Asher sees the good in everyone, probably best since she blocks out what everyone says about her. Not by choice, but she does it.

The pair are forced to form a bond after becoming partners in group therapy as a desperate attempt to bring some light into their lives, starting with writing letters to each other. No one expected a third letter to arrive.

// Cover by ireumeun.chloe


8. Seven ∞ Friends

Asher and Ryn decide to write their letters in person, agreeing to meet at Ryn's house, two days later at midday.


Asher arrives a few minutes early and stands on the pavement opposite the house. She rode her bike: Ryn lives on the other side of town and her mother wasn't home to drive her. The house is painted powder blue, the windows framed with white and bushes of pale pink roses bordering the path. There’s a wooden gate and picket fence, both painted white, although the colour is cracked and fading to reveal the brown underneath. It looks like the dollhouse she dreamed of having when she was younger.


There’s a car in the driveway so Asher crosses the road and opens the gate, presuming somebody is home. She leans her bike against the fence before knocking on the door. A blue sticky note falls off.


I’m in town, Ryn’s upstairs.

Leave packages with the neighbour.

Let yourself in if we’re expecting you.



Asher decides to let herself in.




Ryn’s bedroom is dark. It’s been like that ever since his final operation. The lights are always off and the curtains are shut. After all, there’s no reason for them to be open.


Although he can’t see the darkness, he likes knowing that it’s there. He likes remembering how the darkness used to help him think clearly as there was nothing for him to be distracted by. He likes remembering the times where he would lay on his bed during summer nights, windows open to feel the cool breeze, old Bon Jovi albums playing softly through his speakers. He likes remembering how he would feel relaxed without having to see anything.


Now that he can’t escape from the darkness, he has to embrace it.


Ryn is enjoying the darkness until he hears the front door open. He presumes it’s just his father returning from town, but his father would yell up the stairs to announce his presence.


His bedroom door is pushed open and someone knocks on it. “Ryn?”


It’s a girl’s voice, one that he recognises, so he doesn’t feel the need to grab his phone and call for the police. “Who’s there.”


“It’s Asher. The note on the door said…”


“I know what the note said. Come on in.”




Although they’ve just met, Asher decides that Ryn will be her new best friend, even though he doesn’t know that yet.


“Do you like this song?” Asher asks, playing the first few seconds of a long she loved the lyrics of but never got to listen to.
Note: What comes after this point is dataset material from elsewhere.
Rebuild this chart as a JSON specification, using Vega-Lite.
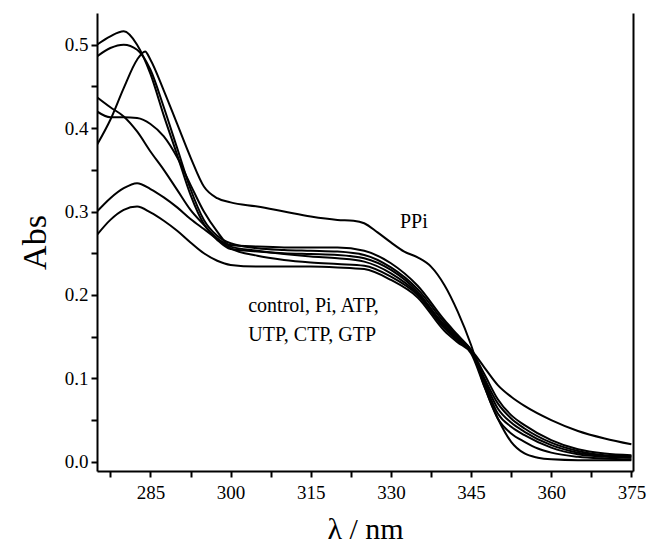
{
"$schema": "https://vega.github.io/schema/vega-lite/v6.json",
"width": 536, "height": 458,
"autosize": "none",
"padding": {"left": 97, "top": 13, "right": 18, "bottom": 77},
"background": "white",
"config": {
  "view": {"stroke": null},
  "font": "Liberation Serif",
  "axis": {"grid": false, "domainColor": "black", "domainWidth": 2, "tickColor": "black", "tickWidth": 2,
           "labelFont": "Liberation Serif", "labelFontSize": 19, "labelColor": "black",
           "titleFont": "Liberation Serif", "titleFontWeight": "normal", "titleColor": "black"}
},
"datasets": {
 "spectra": [
  {"s":"PPi","w":275,"a":0.38},{"s":"PPi","w":277.5,"a":0.41},{"s":"PPi","w":280,"a":0.448},{"s":"PPi","w":282.5,"a":0.482},{"s":"PPi","w":284,"a":0.492},{"s":"PPi","w":285,"a":0.482},{"s":"PPi","w":287.5,"a":0.445},{"s":"PPi","w":290,"a":0.405},{"s":"PPi","w":292.5,"a":0.365},{"s":"PPi","w":295,"a":0.33},{"s":"PPi","w":297.5,"a":0.316},{"s":"PPi","w":300,"a":0.311},{"s":"PPi","w":305,"a":0.306},{"s":"PPi","w":310,"a":0.3},{"s":"PPi","w":315,"a":0.294},{"s":"PPi","w":320,"a":0.29},{"s":"PPi","w":323,"a":0.289},{"s":"PPi","w":325,"a":0.286},{"s":"PPi","w":327.5,"a":0.275},{"s":"PPi","w":330,"a":0.263},{"s":"PPi","w":332.5,"a":0.252},{"s":"PPi","w":335,"a":0.245},{"s":"PPi","w":337.5,"a":0.234},{"s":"PPi","w":340,"a":0.212},{"s":"PPi","w":342.5,"a":0.18},{"s":"PPi","w":345,"a":0.14},{"s":"PPi","w":347.5,"a":0.09},{"s":"PPi","w":350,"a":0.052},{"s":"PPi","w":352.5,"a":0.024},{"s":"PPi","w":355,"a":0.01},{"s":"PPi","w":357.5,"a":0.005},{"s":"PPi","w":360,"a":0.003},{"s":"PPi","w":365,"a":0.002},{"s":"PPi","w":370,"a":0.002},{"s":"PPi","w":375,"a":0.002},

  {"s":"control","w":275,"a":0.5},{"s":"control","w":277.5,"a":0.51},{"s":"control","w":280,"a":0.516},{"s":"control","w":282.5,"a":0.5},{"s":"control","w":285,"a":0.465},{"s":"control","w":287.5,"a":0.415},{"s":"control","w":290,"a":0.368},{"s":"control","w":292.5,"a":0.32},{"s":"control","w":295,"a":0.285},{"s":"control","w":297.5,"a":0.268},{"s":"control","w":300,"a":0.26},{"s":"control","w":305,"a":0.258},{"s":"control","w":310,"a":0.257},{"s":"control","w":315,"a":0.257},{"s":"control","w":320,"a":0.257},{"s":"control","w":325,"a":0.253},{"s":"control","w":330,"a":0.238},{"s":"control","w":335,"a":0.211},{"s":"control","w":340,"a":0.17},{"s":"control","w":342.5,"a":0.152},{"s":"control","w":345,"a":0.134},{"s":"control","w":347.5,"a":0.105},{"s":"control","w":350,"a":0.075},{"s":"control","w":352.5,"a":0.056},{"s":"control","w":355,"a":0.044},{"s":"control","w":360,"a":0.026},{"s":"control","w":365,"a":0.015},{"s":"control","w":370,"a":0.01},{"s":"control","w":375,"a":0.008},

  {"s":"Pi","w":275,"a":0.486},{"s":"Pi","w":277.5,"a":0.496},{"s":"Pi","w":280,"a":0.5},{"s":"Pi","w":282.5,"a":0.494},{"s":"Pi","w":285,"a":0.47},{"s":"Pi","w":287.5,"a":0.425},{"s":"Pi","w":290,"a":0.376},{"s":"Pi","w":292.5,"a":0.327},{"s":"Pi","w":295,"a":0.29},{"s":"Pi","w":297.5,"a":0.271},{"s":"Pi","w":300,"a":0.262},{"s":"Pi","w":305,"a":0.256},{"s":"Pi","w":310,"a":0.254},{"s":"Pi","w":315,"a":0.253},{"s":"Pi","w":320,"a":0.252},{"s":"Pi","w":325,"a":0.248},{"s":"Pi","w":330,"a":0.233},{"s":"Pi","w":335,"a":0.207},{"s":"Pi","w":340,"a":0.167},{"s":"Pi","w":342.5,"a":0.15},{"s":"Pi","w":345,"a":0.134},{"s":"Pi","w":347.5,"a":0.1},{"s":"Pi","w":350,"a":0.07},{"s":"Pi","w":352.5,"a":0.052},{"s":"Pi","w":355,"a":0.04},{"s":"Pi","w":360,"a":0.023},{"s":"Pi","w":365,"a":0.013},{"s":"Pi","w":370,"a":0.008},{"s":"Pi","w":375,"a":0.007},

  {"s":"ATP","w":275,"a":0.437},{"s":"ATP","w":277.5,"a":0.425},{"s":"ATP","w":280,"a":0.414},{"s":"ATP","w":282.5,"a":0.396},{"s":"ATP","w":285,"a":0.372},{"s":"ATP","w":287.5,"a":0.35},{"s":"ATP","w":290,"a":0.326},{"s":"ATP","w":292.5,"a":0.302},{"s":"ATP","w":295,"a":0.284},{"s":"ATP","w":297.5,"a":0.266},{"s":"ATP","w":300,"a":0.255},{"s":"ATP","w":305,"a":0.252},{"s":"ATP","w":310,"a":0.25},{"s":"ATP","w":315,"a":0.249},{"s":"ATP","w":320,"a":0.248},{"s":"ATP","w":325,"a":0.244},{"s":"ATP","w":330,"a":0.23},{"s":"ATP","w":335,"a":0.204},{"s":"ATP","w":340,"a":0.162},{"s":"ATP","w":342.5,"a":0.146},{"s":"ATP","w":345,"a":0.134},{"s":"ATP","w":347.5,"a":0.113},{"s":"ATP","w":350,"a":0.092},{"s":"ATP","w":352.5,"a":0.078},{"s":"ATP","w":355,"a":0.067},{"s":"ATP","w":360,"a":0.05},{"s":"ATP","w":365,"a":0.037},{"s":"ATP","w":370,"a":0.028},{"s":"ATP","w":375,"a":0.021},

  {"s":"UTP","w":275,"a":0.42},{"s":"UTP","w":277.5,"a":0.413},{"s":"UTP","w":280,"a":0.413},{"s":"UTP","w":282.5,"a":0.412},{"s":"UTP","w":285,"a":0.405},{"s":"UTP","w":287.5,"a":0.39},{"s":"UTP","w":290,"a":0.365},{"s":"UTP","w":292.5,"a":0.332},{"s":"UTP","w":295,"a":0.3},{"s":"UTP","w":297.5,"a":0.276},{"s":"UTP","w":300,"a":0.258},{"s":"UTP","w":305,"a":0.253},{"s":"UTP","w":310,"a":0.249},{"s":"UTP","w":315,"a":0.246},{"s":"UTP","w":320,"a":0.244},{"s":"UTP","w":325,"a":0.24},{"s":"UTP","w":330,"a":0.226},{"s":"UTP","w":335,"a":0.202},{"s":"UTP","w":340,"a":0.164},{"s":"UTP","w":342.5,"a":0.148},{"s":"UTP","w":345,"a":0.133},{"s":"UTP","w":347.5,"a":0.097},{"s":"UTP","w":350,"a":0.064},{"s":"UTP","w":352.5,"a":0.047},{"s":"UTP","w":355,"a":0.036},{"s":"UTP","w":360,"a":0.02},{"s":"UTP","w":365,"a":0.011},{"s":"UTP","w":370,"a":0.007},{"s":"UTP","w":375,"a":0.006},

  {"s":"CTP","w":275,"a":0.3},{"s":"CTP","w":277.5,"a":0.316},{"s":"CTP","w":280,"a":0.328},{"s":"CTP","w":282.5,"a":0.334},{"s":"CTP","w":285,"a":0.327},{"s":"CTP","w":287.5,"a":0.317},{"s":"CTP","w":290,"a":0.305},{"s":"CTP","w":292.5,"a":0.291},{"s":"CTP","w":295,"a":0.279},{"s":"CTP","w":297.5,"a":0.267},{"s":"CTP","w":300,"a":0.256},{"s":"CTP","w":305,"a":0.247},{"s":"CTP","w":310,"a":0.242},{"s":"CTP","w":315,"a":0.239},{"s":"CTP","w":320,"a":0.237},{"s":"CTP","w":325,"a":0.235},{"s":"CTP","w":330,"a":0.222},{"s":"CTP","w":335,"a":0.2},{"s":"CTP","w":340,"a":0.16},{"s":"CTP","w":342.5,"a":0.145},{"s":"CTP","w":345,"a":0.133},{"s":"CTP","w":347.5,"a":0.094},{"s":"CTP","w":350,"a":0.058},{"s":"CTP","w":352.5,"a":0.042},{"s":"CTP","w":355,"a":0.032},{"s":"CTP","w":360,"a":0.017},{"s":"CTP","w":365,"a":0.009},{"s":"CTP","w":370,"a":0.006},{"s":"CTP","w":375,"a":0.005},

  {"s":"GTP","w":275,"a":0.272},{"s":"GTP","w":277.5,"a":0.29},{"s":"GTP","w":280,"a":0.302},{"s":"GTP","w":282.5,"a":0.306},{"s":"GTP","w":285,"a":0.299},{"s":"GTP","w":287.5,"a":0.289},{"s":"GTP","w":290,"a":0.277},{"s":"GTP","w":292.5,"a":0.263},{"s":"GTP","w":295,"a":0.25},{"s":"GTP","w":297.5,"a":0.241},{"s":"GTP","w":300,"a":0.236},{"s":"GTP","w":305,"a":0.234},{"s":"GTP","w":310,"a":0.234},{"s":"GTP","w":315,"a":0.234},{"s":"GTP","w":320,"a":0.233},{"s":"GTP","w":325,"a":0.231},{"s":"GTP","w":330,"a":0.218},{"s":"GTP","w":335,"a":0.197},{"s":"GTP","w":340,"a":0.157},{"s":"GTP","w":342.5,"a":0.143},{"s":"GTP","w":345,"a":0.13},{"s":"GTP","w":347.5,"a":0.09},{"s":"GTP","w":350,"a":0.052},{"s":"GTP","w":352.5,"a":0.034},{"s":"GTP","w":355,"a":0.024},{"s":"GTP","w":357.5,"a":0.016},{"s":"GTP","w":360,"a":0.011},{"s":"GTP","w":365,"a":0.006},{"s":"GTP","w":370,"a":0.004},{"s":"GTP","w":375,"a":0.003}
 ],
 "labelsCenter": [
  {"t":"PPi","w":334.3,"a":0.288}
 ],
 "labelsLeft": [
  {"t":"control, Pi, ATP,","w":303.3,"a":0.187},
  {"t":"UTP, CTP, GTP","w":303.3,"a":0.152}
 ]
},
"layer": [
 {
  "data": {"name": "spectra"},
  "mark": {"type": "line", "interpolate": "monotone", "color": "black", "strokeWidth": 2, "clip": true},
  "encoding": {
   "x": {"field": "w", "type": "quantitative", "scale": {"domain": [275, 375.3], "nice": false, "zero": false},
         "axis": {"orient": "bottom", "values": [277.5,285,292.5,300,307.5,315,322.5,330,337.5,345,352.5,360,367.5,375],
                  "labelExpr": "datum.value % 15 === 0 ? datum.label : ''",
                  "ticks": true, "tickSize": 6, "labelPadding": 6, "title": "λ / nm", "titleFontSize": 30, "titlePadding": 12, "labelFlush": false}},
   "y": {"field": "a", "type": "quantitative", "scale": {"domain": [-0.011, 0.538], "nice": false, "zero": false},
         "axis": {"orient": "left", "values": [0,0.05,0.1,0.15,0.2,0.25,0.3,0.35,0.4,0.45,0.5],
                  "labelExpr": "round(datum.value * 100) % 10 === 0 ? format(datum.value, '.1f') : ''",
                  "ticks": true, "tickSize": 6, "labelPadding": 3, "title": "Abs", "titleFontSize": 34, "titlePadding": 12, "labelFlush": false}},
   "detail": {"field": "s", "type": "nominal"}
  }
 },
 {
  "data": {"name": "spectra"},
  "mark": {"type": "line", "opacity": 0},
  "encoding": {
   "x": {"field": "w", "type": "quantitative", "axis": null},
   "y": {"field": "a", "type": "quantitative", "axis": {"orient": "right", "ticks": false, "labels": false, "title": null, "domain": true}},
   "detail": {"field": "s", "type": "nominal"}
  }
 },
 {
  "data": {"name": "labelsCenter"},
  "mark": {"type": "text", "font": "Liberation Serif", "fontSize": 20, "color": "black", "baseline": "middle", "align": "center"},
  "encoding": {
   "x": {"field": "w", "type": "quantitative", "axis": null},
   "y": {"field": "a", "type": "quantitative", "axis": null},
   "text": {"field": "t"}
  }
 },
 {
  "data": {"name": "labelsLeft"},
  "mark": {"type": "text", "font": "Liberation Serif", "fontSize": 20, "color": "black", "baseline": "middle", "align": "left"},
  "encoding": {
   "x": {"field": "w", "type": "quantitative", "axis": null},
   "y": {"field": "a", "type": "quantitative", "axis": null},
   "text": {"field": "t"}
  }
 }
],
"resolve": {"axis": {"x": "independent", "y": "independent"}}
}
Ryn’s face crinkles in disgust. “I’m not really a fan of country.”


Neither was she, at least not when she could still hear. She contemplates her next words. “Can you tell me what it sounds like?”


“When did you lose your hearing?”


“Five years ago. Why do you ask?”


“I need to compare it to a song that came out when you could still hear.” Ryn begins typing something into his computer. When Asher looks over at his screen, she sees that he has typed a list of songs that she recognises.


“That song must be terrible…”


Asher plays another song and Ryn types up a list, giving her time to take a photo of his screen so she can always replace the tune in her head with one that is closer to being correct.


This continues for the next few hours, long past the time Asher’s mother wanted her back and Ryn’s father returned home. Asher got along surprisingly well with Ryn’s father:  he knew basic sign language to say hello and ask how she was, and he told a few jokes that made her laugh. He seemed to stare too much whenever he looked at her but she pretended to ignore it.


It’s another hour later when Ryn dashes across the room and fumbles for the lamp on his bedside table, knocking off pill packets as he flicks the switch. The room is illuminated with yellow light.


“What was that for?” Asher asks, squinting against the sudden brightness.


Ryn shrugs. “I forgot you could see.”